>>

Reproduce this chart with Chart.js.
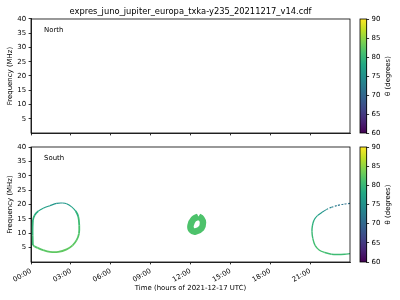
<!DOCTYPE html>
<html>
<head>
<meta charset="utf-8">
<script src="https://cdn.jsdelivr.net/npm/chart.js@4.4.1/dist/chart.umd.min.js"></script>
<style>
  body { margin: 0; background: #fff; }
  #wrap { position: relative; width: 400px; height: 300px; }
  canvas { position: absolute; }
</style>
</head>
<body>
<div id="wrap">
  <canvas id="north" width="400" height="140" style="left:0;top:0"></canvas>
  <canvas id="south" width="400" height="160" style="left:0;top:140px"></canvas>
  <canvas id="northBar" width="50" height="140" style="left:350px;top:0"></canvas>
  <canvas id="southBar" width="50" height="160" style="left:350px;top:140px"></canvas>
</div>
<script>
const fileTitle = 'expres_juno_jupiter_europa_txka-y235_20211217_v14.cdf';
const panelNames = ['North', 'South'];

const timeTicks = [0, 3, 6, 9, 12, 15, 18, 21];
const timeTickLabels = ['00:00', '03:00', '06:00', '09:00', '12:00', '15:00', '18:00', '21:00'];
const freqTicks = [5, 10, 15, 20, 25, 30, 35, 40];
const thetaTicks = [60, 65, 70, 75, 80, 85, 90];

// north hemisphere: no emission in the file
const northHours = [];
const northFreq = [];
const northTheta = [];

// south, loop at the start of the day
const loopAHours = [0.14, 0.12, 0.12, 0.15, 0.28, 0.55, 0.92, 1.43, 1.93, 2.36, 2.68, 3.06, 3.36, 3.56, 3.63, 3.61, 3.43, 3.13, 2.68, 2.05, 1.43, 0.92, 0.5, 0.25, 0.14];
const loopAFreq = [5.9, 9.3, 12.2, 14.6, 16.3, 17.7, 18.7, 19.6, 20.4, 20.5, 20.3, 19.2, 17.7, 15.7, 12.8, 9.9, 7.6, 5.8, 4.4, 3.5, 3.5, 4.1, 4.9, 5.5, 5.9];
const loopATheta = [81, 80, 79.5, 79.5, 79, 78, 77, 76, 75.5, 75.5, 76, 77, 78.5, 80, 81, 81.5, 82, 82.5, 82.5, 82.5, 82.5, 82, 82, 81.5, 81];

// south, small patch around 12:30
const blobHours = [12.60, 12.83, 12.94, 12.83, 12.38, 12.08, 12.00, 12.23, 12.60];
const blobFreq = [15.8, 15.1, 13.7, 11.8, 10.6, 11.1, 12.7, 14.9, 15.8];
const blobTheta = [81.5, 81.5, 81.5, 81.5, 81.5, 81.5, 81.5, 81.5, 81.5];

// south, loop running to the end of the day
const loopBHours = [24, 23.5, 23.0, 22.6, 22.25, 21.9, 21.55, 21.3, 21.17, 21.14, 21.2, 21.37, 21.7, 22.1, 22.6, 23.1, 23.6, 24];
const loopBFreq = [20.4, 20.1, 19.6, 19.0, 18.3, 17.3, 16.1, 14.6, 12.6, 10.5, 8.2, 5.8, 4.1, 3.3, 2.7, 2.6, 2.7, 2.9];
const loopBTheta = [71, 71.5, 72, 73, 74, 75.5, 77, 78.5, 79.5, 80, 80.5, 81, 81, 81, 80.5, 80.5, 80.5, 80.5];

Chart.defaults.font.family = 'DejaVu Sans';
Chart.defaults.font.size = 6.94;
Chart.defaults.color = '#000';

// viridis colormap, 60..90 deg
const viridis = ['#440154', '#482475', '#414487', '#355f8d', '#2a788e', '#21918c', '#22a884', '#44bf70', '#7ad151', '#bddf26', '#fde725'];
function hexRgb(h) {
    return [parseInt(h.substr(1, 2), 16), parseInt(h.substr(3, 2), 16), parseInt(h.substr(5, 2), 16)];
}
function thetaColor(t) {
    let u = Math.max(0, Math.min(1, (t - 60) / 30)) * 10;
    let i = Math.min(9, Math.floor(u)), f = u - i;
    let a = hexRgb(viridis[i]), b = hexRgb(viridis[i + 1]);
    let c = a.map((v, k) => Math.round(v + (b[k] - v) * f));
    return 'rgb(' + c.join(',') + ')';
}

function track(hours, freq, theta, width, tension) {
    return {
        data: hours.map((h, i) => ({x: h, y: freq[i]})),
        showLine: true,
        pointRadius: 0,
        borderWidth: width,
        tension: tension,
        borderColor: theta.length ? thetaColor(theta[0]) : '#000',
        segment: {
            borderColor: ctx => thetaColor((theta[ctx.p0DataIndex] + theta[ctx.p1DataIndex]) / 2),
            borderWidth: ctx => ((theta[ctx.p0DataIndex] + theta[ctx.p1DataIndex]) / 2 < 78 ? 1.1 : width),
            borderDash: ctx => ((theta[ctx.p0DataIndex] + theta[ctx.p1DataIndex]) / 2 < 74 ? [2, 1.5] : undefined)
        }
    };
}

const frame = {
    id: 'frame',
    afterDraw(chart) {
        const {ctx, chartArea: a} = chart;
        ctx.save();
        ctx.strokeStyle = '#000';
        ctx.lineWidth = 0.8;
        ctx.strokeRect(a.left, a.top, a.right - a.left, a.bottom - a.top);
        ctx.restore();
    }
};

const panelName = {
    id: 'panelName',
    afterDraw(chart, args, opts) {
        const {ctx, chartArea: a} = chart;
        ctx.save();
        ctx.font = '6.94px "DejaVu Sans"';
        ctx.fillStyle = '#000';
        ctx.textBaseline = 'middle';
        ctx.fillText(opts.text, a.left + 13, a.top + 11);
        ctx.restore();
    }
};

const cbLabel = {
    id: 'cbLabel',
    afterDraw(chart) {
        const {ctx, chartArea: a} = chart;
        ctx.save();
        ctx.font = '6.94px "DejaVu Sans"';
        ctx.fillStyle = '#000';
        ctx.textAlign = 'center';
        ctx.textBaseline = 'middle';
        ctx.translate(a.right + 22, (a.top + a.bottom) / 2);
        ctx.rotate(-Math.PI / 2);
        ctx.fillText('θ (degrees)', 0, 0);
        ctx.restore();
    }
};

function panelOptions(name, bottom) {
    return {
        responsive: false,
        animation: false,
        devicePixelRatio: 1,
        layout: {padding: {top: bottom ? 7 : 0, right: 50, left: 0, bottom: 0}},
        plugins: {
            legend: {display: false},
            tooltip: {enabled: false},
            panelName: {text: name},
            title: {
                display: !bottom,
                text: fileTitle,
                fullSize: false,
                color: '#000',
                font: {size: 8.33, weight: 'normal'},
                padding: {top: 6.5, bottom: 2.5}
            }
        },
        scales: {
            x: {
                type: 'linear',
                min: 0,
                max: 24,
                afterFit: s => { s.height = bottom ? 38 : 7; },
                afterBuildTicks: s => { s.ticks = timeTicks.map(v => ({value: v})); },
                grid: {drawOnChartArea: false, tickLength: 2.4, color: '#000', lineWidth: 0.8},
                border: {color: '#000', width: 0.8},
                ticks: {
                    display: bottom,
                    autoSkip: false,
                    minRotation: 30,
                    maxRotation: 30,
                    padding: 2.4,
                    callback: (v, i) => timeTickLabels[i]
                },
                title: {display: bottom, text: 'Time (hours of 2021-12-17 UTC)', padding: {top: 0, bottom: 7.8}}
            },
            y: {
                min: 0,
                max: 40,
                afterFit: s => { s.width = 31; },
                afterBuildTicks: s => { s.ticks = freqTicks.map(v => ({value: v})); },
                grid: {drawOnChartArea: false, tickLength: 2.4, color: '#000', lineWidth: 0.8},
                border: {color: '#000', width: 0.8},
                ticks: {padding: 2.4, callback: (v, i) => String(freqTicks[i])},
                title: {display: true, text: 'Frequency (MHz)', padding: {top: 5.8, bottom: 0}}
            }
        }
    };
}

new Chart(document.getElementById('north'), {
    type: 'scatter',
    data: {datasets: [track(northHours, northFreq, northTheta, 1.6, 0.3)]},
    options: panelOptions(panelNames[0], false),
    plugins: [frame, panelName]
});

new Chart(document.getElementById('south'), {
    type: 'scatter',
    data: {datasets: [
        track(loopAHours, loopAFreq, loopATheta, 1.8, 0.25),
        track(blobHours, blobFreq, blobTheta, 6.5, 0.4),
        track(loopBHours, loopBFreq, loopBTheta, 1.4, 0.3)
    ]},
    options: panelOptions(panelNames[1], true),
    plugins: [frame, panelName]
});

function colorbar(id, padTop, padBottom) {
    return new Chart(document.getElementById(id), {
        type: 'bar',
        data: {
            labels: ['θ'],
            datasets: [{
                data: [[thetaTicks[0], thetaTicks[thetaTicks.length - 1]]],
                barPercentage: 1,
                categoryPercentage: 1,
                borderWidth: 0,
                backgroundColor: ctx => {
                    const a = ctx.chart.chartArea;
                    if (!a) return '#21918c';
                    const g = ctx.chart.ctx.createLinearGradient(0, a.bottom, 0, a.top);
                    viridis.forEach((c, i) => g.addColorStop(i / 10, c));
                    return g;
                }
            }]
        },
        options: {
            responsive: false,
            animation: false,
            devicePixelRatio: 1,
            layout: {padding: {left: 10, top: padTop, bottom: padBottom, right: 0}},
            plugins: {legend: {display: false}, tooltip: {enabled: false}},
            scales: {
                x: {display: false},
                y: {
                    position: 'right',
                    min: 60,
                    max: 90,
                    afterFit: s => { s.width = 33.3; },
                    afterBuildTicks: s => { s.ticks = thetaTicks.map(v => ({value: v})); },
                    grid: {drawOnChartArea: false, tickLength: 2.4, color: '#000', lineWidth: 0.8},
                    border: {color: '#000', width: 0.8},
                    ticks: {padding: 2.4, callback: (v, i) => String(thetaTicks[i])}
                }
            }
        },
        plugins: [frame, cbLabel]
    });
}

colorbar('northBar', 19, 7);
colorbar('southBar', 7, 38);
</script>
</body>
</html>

<<

## [STATED EXERCISE]
Transcribe the opening line of the listing above, please, and every line after it through the line with "const thetaTicks = [60, 65, 70, 75, 80, 85, 90];", word for word, without pictures.

## [EXPECTED OUTPUT]
Reproduce this chart with Chart.js.
<!DOCTYPE html>
<html>
<head>
<meta charset="utf-8">
<script src="https://cdn.jsdelivr.net/npm/chart.js@4.4.1/dist/chart.umd.min.js"></script>
<style>
  body { margin: 0; background: #fff; }
  #wrap { position: relative; width: 400px; height: 300px; }
  canvas { position: absolute; }
</style>
</head>
<body>
<div id="wrap">
  <canvas id="north" width="400" height="140" style="left:0;top:0"></canvas>
  <canvas id="south" width="400" height="160" style="left:0;top:140px"></canvas>
  <canvas id="northBar" width="50" height="140" style="left:350px;top:0"></canvas>
  <canvas id="southBar" width="50" height="160" style="left:350px;top:140px"></canvas>
</div>
<script>
const fileTitle = 'expres_juno_jupiter_europa_txka-y235_20211217_v14.cdf';
const panelNames = ['North', 'South'];

const timeTicks = [0, 3, 6, 9, 12, 15, 18, 21];
const timeTickLabels = ['00:00', '03:00', '06:00', '09:00', '12:00', '15:00', '18:00', '21:00'];
const freqTicks = [5, 10, 15, 20, 25, 30, 35, 40];
const thetaTicks = [60, 65, 70, 75, 80, 85, 90];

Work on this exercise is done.